Just as tone-policing dictates what emotions are okay or not okay for marginalized people to feel publicly, there is a sort of soul policing that happens, too, in this culture. That policing happens when a psychiatrist diagnoses someone as schizophrenic for feeling grief at species loss. It happens when entheogenic and visionary plant allies are called "Drugs." It happens when someone is told that their identity does not matter to God, because God "looks past that" (sorry but tolerance is just another form of control). It happens when wolves are poached, coyotes mass-murdered in derbies. It happens when white "liberal" kids are brought up to look on Pentecostal religion or Voudun with mockery (spiritual soul-policing as classist and racist), It happens when New Age leaders say that our souls have no gender. I and my friends are done with these veiled attacks. It is not for anyone to say how people who carry experiences of systemic oppression practice their spirituality, their soul-work, their healing... One has to keep in mind that the spirituality of marginalized peoples has often been mocked, dismissed, or suppressed. It's one of those histories that repeats itself. So we should not repeat it again now.

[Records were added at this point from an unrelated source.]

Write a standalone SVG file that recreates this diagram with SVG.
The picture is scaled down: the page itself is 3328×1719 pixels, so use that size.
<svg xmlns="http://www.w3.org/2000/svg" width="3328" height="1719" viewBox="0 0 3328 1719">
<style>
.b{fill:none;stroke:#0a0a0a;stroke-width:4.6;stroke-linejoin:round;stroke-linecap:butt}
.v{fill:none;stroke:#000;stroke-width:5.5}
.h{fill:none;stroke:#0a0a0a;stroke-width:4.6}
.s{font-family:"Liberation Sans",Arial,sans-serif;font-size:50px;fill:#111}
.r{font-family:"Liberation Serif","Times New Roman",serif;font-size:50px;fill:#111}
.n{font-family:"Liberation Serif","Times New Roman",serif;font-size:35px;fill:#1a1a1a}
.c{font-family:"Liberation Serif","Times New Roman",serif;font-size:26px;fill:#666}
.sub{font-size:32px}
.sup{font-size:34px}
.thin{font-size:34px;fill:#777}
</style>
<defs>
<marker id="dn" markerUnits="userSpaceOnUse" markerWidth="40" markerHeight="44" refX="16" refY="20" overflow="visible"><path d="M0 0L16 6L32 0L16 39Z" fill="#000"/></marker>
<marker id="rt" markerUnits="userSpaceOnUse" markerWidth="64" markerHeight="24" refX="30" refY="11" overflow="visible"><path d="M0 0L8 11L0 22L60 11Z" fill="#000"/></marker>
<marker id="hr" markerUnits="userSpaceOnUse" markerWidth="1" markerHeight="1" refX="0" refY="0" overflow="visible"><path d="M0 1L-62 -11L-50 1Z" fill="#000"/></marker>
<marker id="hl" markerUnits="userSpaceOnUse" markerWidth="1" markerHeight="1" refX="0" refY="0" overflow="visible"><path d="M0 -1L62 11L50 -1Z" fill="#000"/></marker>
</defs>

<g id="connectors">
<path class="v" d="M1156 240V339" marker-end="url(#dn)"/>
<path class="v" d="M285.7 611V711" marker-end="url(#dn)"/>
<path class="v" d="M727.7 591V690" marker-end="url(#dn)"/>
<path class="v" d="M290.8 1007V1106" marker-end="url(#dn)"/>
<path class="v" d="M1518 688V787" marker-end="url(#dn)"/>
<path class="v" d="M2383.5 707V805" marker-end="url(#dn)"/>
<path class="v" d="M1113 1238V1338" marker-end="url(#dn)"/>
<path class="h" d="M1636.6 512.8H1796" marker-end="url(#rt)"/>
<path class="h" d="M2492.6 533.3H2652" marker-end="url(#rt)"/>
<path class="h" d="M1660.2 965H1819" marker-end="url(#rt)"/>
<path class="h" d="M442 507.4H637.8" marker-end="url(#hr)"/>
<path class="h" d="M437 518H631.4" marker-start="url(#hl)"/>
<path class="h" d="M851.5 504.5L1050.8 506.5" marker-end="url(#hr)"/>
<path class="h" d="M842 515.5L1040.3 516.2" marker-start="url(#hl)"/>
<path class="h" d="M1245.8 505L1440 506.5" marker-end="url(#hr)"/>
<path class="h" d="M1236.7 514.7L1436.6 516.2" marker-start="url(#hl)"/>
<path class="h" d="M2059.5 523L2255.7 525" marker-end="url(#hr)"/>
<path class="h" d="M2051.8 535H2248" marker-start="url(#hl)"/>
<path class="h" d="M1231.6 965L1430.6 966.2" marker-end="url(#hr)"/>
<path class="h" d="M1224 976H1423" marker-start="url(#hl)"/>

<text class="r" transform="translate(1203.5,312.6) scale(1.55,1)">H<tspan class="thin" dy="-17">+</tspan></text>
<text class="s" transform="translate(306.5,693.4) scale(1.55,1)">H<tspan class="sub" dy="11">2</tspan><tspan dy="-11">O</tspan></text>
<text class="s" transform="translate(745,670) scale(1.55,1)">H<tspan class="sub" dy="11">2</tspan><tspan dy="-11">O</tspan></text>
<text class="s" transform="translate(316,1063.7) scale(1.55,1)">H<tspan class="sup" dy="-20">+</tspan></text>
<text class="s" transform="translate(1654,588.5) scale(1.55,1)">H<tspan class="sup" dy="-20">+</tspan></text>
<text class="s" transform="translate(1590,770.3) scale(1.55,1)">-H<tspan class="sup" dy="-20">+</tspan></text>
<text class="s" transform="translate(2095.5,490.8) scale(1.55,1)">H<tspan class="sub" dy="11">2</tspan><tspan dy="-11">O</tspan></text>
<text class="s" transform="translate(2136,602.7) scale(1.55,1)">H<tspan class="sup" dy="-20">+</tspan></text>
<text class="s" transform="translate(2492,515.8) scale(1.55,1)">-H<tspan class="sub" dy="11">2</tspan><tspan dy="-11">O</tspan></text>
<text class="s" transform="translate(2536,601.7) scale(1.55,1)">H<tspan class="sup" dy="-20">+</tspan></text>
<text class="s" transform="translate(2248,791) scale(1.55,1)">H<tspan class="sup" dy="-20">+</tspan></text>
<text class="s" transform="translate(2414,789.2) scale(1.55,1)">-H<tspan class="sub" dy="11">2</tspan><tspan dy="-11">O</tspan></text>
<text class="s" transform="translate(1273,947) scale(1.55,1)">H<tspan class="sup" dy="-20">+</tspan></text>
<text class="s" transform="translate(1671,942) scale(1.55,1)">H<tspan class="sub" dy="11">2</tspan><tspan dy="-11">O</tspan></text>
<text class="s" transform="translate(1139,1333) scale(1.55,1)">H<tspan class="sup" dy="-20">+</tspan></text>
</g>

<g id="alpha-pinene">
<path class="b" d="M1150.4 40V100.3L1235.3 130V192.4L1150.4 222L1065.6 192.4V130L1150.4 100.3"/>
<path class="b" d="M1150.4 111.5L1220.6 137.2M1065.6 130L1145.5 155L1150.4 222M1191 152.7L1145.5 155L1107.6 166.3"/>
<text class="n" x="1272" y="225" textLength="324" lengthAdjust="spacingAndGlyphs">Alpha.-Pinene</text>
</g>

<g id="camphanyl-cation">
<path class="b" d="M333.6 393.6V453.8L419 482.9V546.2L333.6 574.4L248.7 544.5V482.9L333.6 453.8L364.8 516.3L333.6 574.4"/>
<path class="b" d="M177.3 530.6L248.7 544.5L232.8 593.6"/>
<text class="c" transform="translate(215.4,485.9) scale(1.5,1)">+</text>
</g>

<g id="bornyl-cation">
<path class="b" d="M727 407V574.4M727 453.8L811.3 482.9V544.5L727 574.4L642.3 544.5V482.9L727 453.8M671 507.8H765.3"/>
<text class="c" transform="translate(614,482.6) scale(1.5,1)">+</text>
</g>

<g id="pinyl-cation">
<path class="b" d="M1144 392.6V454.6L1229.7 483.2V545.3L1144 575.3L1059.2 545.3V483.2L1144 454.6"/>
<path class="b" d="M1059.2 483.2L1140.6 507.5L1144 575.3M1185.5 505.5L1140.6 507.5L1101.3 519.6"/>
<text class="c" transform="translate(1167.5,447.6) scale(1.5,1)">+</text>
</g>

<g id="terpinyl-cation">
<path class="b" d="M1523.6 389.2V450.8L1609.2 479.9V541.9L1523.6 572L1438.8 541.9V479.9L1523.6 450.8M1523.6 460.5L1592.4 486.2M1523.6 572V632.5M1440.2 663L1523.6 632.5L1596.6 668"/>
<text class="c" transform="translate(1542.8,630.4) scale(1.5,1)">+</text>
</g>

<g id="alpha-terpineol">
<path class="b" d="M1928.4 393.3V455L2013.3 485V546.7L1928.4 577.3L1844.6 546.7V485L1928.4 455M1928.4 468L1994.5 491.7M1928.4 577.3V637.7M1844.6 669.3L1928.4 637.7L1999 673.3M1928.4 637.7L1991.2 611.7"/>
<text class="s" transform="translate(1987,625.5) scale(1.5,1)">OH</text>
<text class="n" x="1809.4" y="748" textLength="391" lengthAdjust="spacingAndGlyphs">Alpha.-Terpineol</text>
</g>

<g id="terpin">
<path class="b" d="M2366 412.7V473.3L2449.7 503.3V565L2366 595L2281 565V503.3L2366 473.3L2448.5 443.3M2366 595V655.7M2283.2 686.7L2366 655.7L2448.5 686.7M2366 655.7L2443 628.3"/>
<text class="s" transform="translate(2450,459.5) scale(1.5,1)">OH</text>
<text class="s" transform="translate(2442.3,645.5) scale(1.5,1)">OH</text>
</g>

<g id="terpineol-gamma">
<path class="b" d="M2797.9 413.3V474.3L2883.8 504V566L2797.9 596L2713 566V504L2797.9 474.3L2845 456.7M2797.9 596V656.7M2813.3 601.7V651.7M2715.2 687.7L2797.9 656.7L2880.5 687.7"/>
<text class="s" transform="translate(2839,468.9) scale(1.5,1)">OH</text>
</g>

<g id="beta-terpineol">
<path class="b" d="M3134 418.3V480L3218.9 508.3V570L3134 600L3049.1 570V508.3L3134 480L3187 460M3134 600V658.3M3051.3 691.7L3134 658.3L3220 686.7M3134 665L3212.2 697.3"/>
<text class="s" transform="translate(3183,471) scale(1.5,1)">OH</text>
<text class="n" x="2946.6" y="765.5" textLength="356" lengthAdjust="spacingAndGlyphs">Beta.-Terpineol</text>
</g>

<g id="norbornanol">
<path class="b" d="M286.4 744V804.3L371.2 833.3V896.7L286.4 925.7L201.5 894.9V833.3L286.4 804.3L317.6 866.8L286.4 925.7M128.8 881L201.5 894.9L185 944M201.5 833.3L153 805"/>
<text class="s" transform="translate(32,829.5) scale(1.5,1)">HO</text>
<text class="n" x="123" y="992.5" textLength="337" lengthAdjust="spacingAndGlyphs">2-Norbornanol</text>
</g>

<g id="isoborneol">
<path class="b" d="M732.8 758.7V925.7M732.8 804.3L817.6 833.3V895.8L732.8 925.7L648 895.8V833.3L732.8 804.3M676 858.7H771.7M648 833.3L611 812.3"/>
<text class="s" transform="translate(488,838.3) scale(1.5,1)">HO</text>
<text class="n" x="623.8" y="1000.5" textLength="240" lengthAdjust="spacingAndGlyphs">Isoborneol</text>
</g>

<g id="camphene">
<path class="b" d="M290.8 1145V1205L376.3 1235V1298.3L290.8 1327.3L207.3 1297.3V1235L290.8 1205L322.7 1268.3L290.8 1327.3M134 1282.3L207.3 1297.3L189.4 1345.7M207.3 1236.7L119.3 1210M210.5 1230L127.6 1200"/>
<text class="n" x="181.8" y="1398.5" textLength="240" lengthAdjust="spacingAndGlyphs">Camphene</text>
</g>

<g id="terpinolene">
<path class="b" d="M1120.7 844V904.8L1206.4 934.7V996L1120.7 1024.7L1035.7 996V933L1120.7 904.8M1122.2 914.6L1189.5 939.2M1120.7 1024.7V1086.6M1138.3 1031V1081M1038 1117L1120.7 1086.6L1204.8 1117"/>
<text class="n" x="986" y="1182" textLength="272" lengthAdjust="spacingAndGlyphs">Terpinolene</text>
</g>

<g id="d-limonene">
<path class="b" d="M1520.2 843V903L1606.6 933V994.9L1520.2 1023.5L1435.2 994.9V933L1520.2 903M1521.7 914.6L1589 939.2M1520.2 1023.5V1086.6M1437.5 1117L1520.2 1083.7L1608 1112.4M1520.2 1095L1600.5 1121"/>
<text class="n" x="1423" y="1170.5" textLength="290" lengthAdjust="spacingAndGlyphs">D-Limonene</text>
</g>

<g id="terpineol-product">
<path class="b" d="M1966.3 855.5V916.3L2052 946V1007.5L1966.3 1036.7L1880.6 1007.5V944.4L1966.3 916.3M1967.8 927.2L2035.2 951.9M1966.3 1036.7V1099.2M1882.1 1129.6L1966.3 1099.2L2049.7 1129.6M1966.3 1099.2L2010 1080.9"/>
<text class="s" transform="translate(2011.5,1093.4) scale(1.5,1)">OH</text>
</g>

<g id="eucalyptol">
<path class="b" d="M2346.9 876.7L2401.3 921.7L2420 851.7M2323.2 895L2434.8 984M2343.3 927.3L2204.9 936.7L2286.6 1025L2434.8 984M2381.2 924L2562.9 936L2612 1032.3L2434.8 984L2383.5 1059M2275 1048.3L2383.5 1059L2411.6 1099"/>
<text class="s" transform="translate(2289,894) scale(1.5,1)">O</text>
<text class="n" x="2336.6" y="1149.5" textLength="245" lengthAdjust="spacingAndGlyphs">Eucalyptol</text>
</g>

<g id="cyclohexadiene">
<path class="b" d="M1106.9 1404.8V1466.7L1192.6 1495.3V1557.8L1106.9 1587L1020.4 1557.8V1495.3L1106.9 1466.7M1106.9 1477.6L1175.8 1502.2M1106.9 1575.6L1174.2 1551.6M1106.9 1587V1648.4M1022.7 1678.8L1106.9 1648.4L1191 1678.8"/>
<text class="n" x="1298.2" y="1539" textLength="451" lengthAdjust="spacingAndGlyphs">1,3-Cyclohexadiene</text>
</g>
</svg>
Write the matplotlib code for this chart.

There are those out there, the white spiritual leaders, the yogis and the bestselling authors, often men, but definitely women too, who would say that being trans, or being queer, is not part of the shape of the soul -- it is part of something like "ego" or the like. I've heard it and it's been said point blank to my spouse. For one thing, this view is anti-Indigenous, because Two-Spirit people don't necessarily view themselves in the context of dominant discourses about identity. Would those same people dare to say that Indigeneity or Blackness does not touch or proceed from Soul? I cannot speak for Black and Indigenous kin, nor for those among them that have devoted years and lifetimes to studies of the numinous, but it's certainly not our place as white people to dismiss those possibilities. Just because white people might try to claim that their ancestors' identities and actions are unrelated to their soul's purpose (a shitty move), we can't impose something similar on others. These views are Spiritual Racism disguised as Wisdom.
We know that affinity spaces can create potent opportunities for one to engage with Soul, even if we can't fully explain why. We absolutely can have a discussion about the toxic forms "identity politics" or identity philosophy can take. But we will only do that if we are trusted to know what the fuck our own souls look like.